Geloven en werken met Belijdenisgeschriften of met pretenties…
De Heilige Geest heeft de Kerk geleid bij het samenstellen van de canon van de Bijbel, dat wordt algemeen geloofd en erkend in de kerken en andere denominaties.
Dat de Heilige Geest de Kerk (de kerken van de Reformatie) ook geleid heeft bij het opstellen van onze Belijdenisgeschriften wordt minder vaak geloofd en erkend. Toch is dit gelukkig wel regel geweest in de Gereformeerde kerken in Nederland en dat is eigenlijk nog steeds het geval.
Dat wat de kerken van de Reformatie hebben leren verstaan uit Gods Woord als “de gezonde leer”, dat hebben zij in overleg met elkaar willen vaststellen en vastleggen in Belijdenisgeschriften. Belijdenisgeschriften plaatsen de leden van de gemeente met hun voorgangers naast elkaar onder het Woord van God. De leer die verkondigd wordt in de kerken/gemeenten kan en behoort dus ook altijd en steeds weer te worden getoetst aan wat de kerken daarover belijden in hun Belijdenisgeschriften. Een voorganger, die dingen leert, die in strijd zijn met wat onze Belijdenisgeschriften daarover leren, kan en behoort door leden van de kerken/gemeenten ter verantwoording te worden geroepen hierover. Dat is een heel gezonde gang van zaken. Leraars met afwijkende leringen kunnen zo worden herkend en hun leer kan (opnieuw) worden getoetst* aan Gods Woord en aan wat de kerken hierover hebben leren verstaan en vastgelegd in hun Belijdenisgeschriften.

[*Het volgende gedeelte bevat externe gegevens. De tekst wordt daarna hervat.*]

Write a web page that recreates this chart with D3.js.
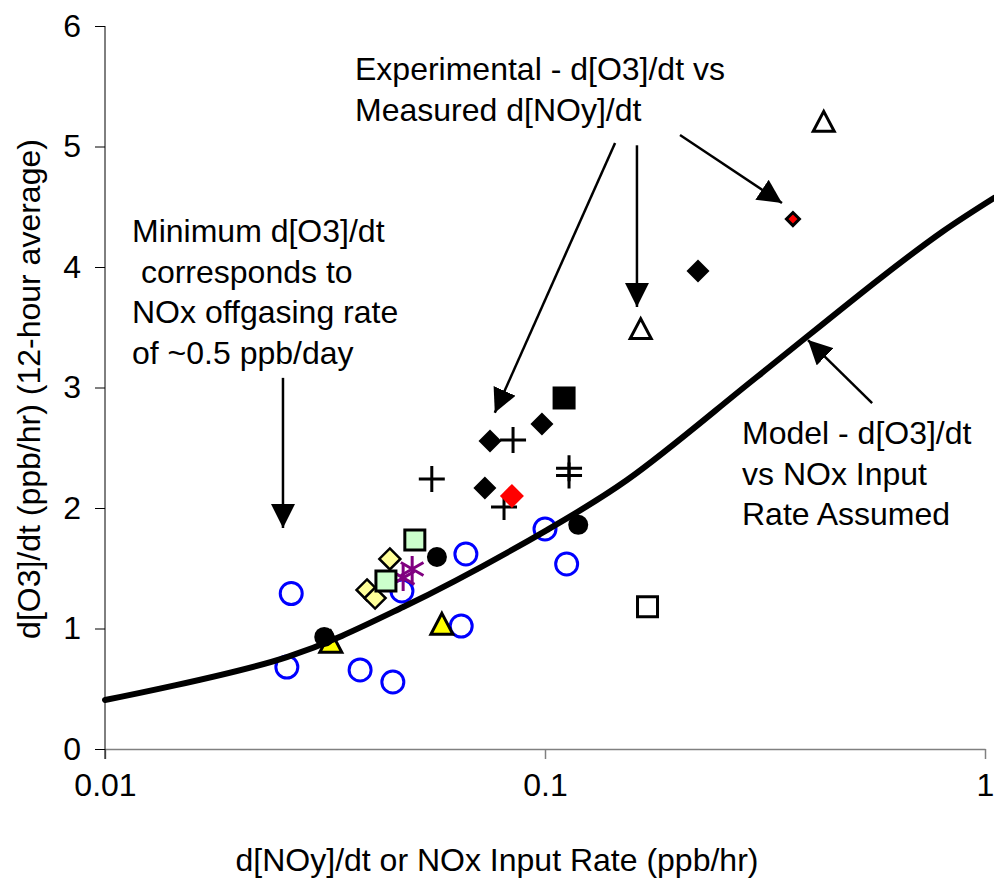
<!DOCTYPE html>
<html>
<head>
<meta charset="utf-8">
<script src="https://cdn.jsdelivr.net/npm/d3@7"></script>
<style>
  body { margin: 0; background: #fff; }
  text { font-family: Arial, "Liberation Sans", sans-serif; fill: #000; }
</style>
</head>
<body>
<svg id="chart" width="994" height="894"></svg>
<script>
// ---- data ----
const xTicks = [0.01, 0.1, 1];
const yTicks = [0, 1, 2, 3, 4, 5, 6];

// model curve (d[O3]/dt vs NOx input rate)
const modelX = [0.01, 0.0259, 0.0476, 0.101, 0.1536, 0.303, 0.5865, 0.803, 1.048];
const modelY = [0.407, 0.763, 1.178, 1.817, 2.232, 3.087, 3.925, 4.297, 4.573];

// experimental points, one array per marker style
const blueCircles = [[0.0265, 1.29], [0.0259, 0.68], [0.038, 0.656], [0.0451, 0.556], [0.0473, 1.311],
                     [0.0661, 1.618], [0.0645, 1.02], [0.1, 1.826], [0.112, 1.535]];
const yellowTriangles = [[0.0326, 0.88], [0.0583, 1.03]];
const yellowDiamonds = [[0.0444, 1.577], [0.0394, 1.32], [0.0411, 1.253]];
const purpleStars = [[0.0476, 1.42], [0.0499, 1.494]];
const greenSquares = [[0.0506, 1.734], [0.0435, 1.394]];
const blackCircles = [[0.0315, 0.93], [0.0568, 1.593], [0.119, 1.86]];
const crosses = [[0.0553, 2.24], [0.0846, 2.564], [0.0807, 2.008], [0.1134, 2.33], [0.1134, 2.27]];
const blackDiamonds = [[0.075, 2.556], [0.073, 2.166], [0.0984, 2.697], [0.2227, 3.967]];
const redDiamonds = [[0.0841, 2.10]];
const blackSquares = [[0.1105, 2.913]];
const openTriangles = [[0.165, 3.48], [0.43, 5.2]];
const openSquares = [[0.171, 1.18]];
const smallRedDiamonds = [[0.366, 4.398]];

// annotation arrows, in data units [x, y]
const arrowFrom = [[0.02538, 3.08], [0.1443, 5.03], [0.1618, 5.01], [0.2027, 5.095], [0.554, 2.871]];
const arrowTo   = [[0.02538, 1.834], [0.0769, 2.79], [0.1618, 3.668], [0.3456, 4.531], [0.396, 3.394]];

// ---- setup ----
const margin = { top: 26, bottom: 145, left: 105, right: 9 };
const svg = d3.select('#chart');
const width = 994 - margin.left - margin.right;
const height = 894 - margin.top - margin.bottom;

const xScale = d3.scaleLog().domain([0.01, 1]).range([margin.left, margin.left + width]);
const yScale = d3.scaleLinear().domain([0, 6]).range([margin.top + height, margin.top]);

svg.append('defs').append('marker')
    .attr('id', 'head')
    .attr('viewBox', '0 0 24 24')
    .attr('refX', 24).attr('refY', 12)
    .attr('markerWidth', 24).attr('markerHeight', 24)
    .attr('markerUnits', 'userSpaceOnUse')
    .attr('orient', 'auto')
  .append('path')
    .attr('d', 'M0,0L24,12L0,24Z')
    .attr('fill', '#000');

// ---- axes ----
const xAxis = d3.axisBottom(xScale).tickValues(xTicks).tickFormat(d3.format('')).tickSize(10).tickSizeOuter(0).tickPadding(14);
const yAxis = d3.axisLeft(yScale).tickValues(yTicks).tickFormat(d3.format('d')).tickSize(10).tickSizeOuter(0).tickPadding(14);

const xAxisGroup = svg.append('g')
    .attr('transform', `translate(0,${yScale(0)})`)
    .call(xAxis);
xAxisGroup.selectAll('path, line').attr('stroke', '#808080').attr('stroke-width', 1.5);
xAxisGroup.selectAll('text').attr('font-size', 32).attr('font-family', 'Arial, "Liberation Sans", sans-serif');

const yAxisGroup = svg.append('g')
    .attr('transform', `translate(${xScale(0.01)},0)`)
    .call(yAxis);
yAxisGroup.select('.domain').attr('d', `M0,${yScale(6)}V${yScale(0) + 10}`);
yAxisGroup.selectAll('path, line').attr('stroke', '#000').attr('stroke-width', 1);
yAxisGroup.selectAll('text').attr('font-size', 32).attr('font-family', 'Arial, "Liberation Sans", sans-serif');

// axis titles
svg.append('text')
    .attr('x', 497).attr('y', 871)
    .attr('text-anchor', 'middle')
    .attr('font-size', 32)
    .text('d[NOy]/dt or NOx Input Rate (ppb/hr)');

svg.append('text')
    .attr('transform', 'translate(40,389) rotate(-90)')
    .attr('text-anchor', 'middle')
    .attr('font-size', 32)
    .text('d[O3]/dt (ppb/hr) (12-hour average)');

// ---- markers ----
const px = d => xScale(d[0]);
const py = d => yScale(d[1]);

function drawPoints(data, shape, fill, stroke, sw) {
    svg.append('g').selectAll('path')
        .data(data)
        .join('path')
            .attr('transform', d => `translate(${px(d)},${py(d)})`)
            .attr('d', shape)
            .attr('fill', fill)
            .attr('stroke', stroke)
            .attr('stroke-width', sw)
            .attr('stroke-linejoin', 'miter');
}

const circle = r => `M${-r},0A${r},${r} 0 1,0 ${r},0A${r},${r} 0 1,0 ${-r},0Z`;
const square = s => `M${-s},${-s}H${s}V${s}H${-s}Z`;
const diamond = s => `M0,${-s}L${s},0L0,${s}L${-s},0Z`;
const triangle = s => `M0,${-s * 1.05}L${s},${s * 0.85}L${-s},${s * 0.85}Z`;
const cross = s => `M${-s},0H${s}M0,${-s}V${s}`;
const star = s => `M0,${-s}V${s}M${-s * 0.87},${-s * 0.5}L${s * 0.87},${s * 0.5}M${-s * 0.87},${s * 0.5}L${s * 0.87},${-s * 0.5}`;

drawPoints(blueCircles, circle(11), 'none', '#0000ff', 3);
drawPoints(yellowTriangles, triangle(11), '#ffff00', '#000', 3);
drawPoints(yellowDiamonds, diamond(10.5), '#ffff99', '#000', 2.5);
drawPoints(purpleStars, star(13), 'none', '#800080', 3);
drawPoints(greenSquares, square(10), '#ccffcc', '#000', 3);
drawPoints(blackCircles, circle(10), '#000', 'none', 0);
drawPoints(crosses, cross(13), 'none', '#000', 3);
drawPoints(blackDiamonds, diamond(11.5), '#000', 'none', 0);
drawPoints(redDiamonds, diamond(12), '#ff0000', 'none', 0);
drawPoints(blackSquares, square(11.5), '#000', 'none', 0);
drawPoints(openTriangles, triangle(10.5), '#fff', '#000', 3);
drawPoints(openSquares, square(10), '#fff', '#000', 3);
drawPoints(smallRedDiamonds, diamond(6.5), '#ff0000', '#000', 3);

// ---- model curve ----
const line = d3.line()
    .x((d, i) => xScale(modelX[i]))
    .y((d, i) => yScale(modelY[i]))
    .curve(d3.curveCatmullRom.alpha(0.5));

svg.append('path')
    .datum(modelX)
    .attr('d', line)
    .attr('fill', 'none')
    .attr('stroke', '#000')
    .attr('stroke-width', 6)
    .attr('stroke-linecap', 'round');

// ---- annotations ----
svg.append('g').selectAll('line')
    .data(arrowFrom)
    .join('line')
        .attr('x1', d => xScale(d[0])).attr('y1', d => yScale(d[1]))
        .attr('x2', (d, i) => xScale(arrowTo[i][0])).attr('y2', (d, i) => yScale(arrowTo[i][1]))
        .attr('stroke', '#000')
        .attr('stroke-width', 2.5)
        .attr('marker-end', 'url(#head)');

function note(x, y, lines) {
    const t = svg.append('text')
        .attr('x', x).attr('y', y)
        .attr('font-size', 32)
        .attr('xml:space', 'preserve');
    lines.forEach((s, i) => {
        t.append('tspan').attr('x', x).attr('y', y + i * 40.5).text(s);
    });
}

note(355, 80, ['Experimental - d[O3]/dt vs', 'Measured d[NOy]/dt']);
note(132, 242, ['Minimum d[O3]/dt', ' corresponds to', 'NOx offgasing rate', 'of ~0.5 ppb/day']);
note(742, 444, ['Model - d[O3]/dt', 'vs NOx Input', 'Rate Assumed']);
</script>
</body>
</html>
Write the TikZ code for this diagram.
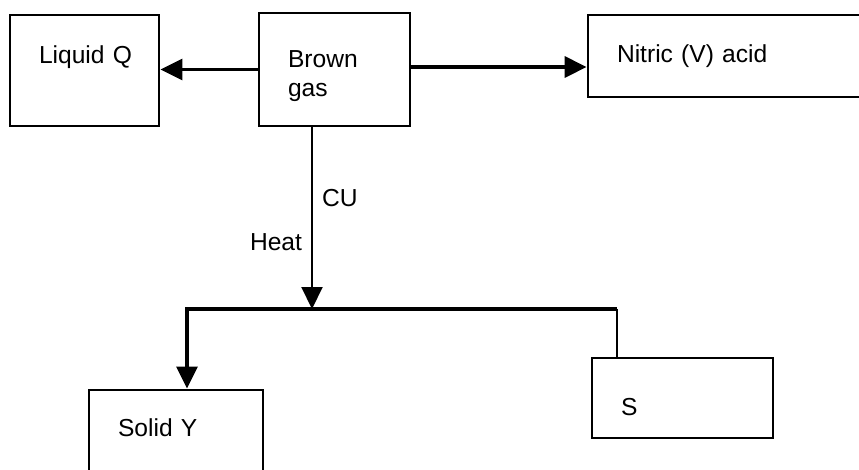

* Het is niet onmogelijk gebleken dat men bij zo’n toetsing in gezamenlijk overleg tot de conclusie komt dat er in een onderdeel van de Belijdenisgeschriften toch een aanpassing noodzakelijk of minstens gewenst is. In 1905 schrapte de synode van de Gereformeerde Kerken enkele woorden van artikel 36 uit de Nederlandse geloofsbelijdenis met als argument dat deze in strijd zijn met de Heilige Schrift en met de vrijheid van geweten.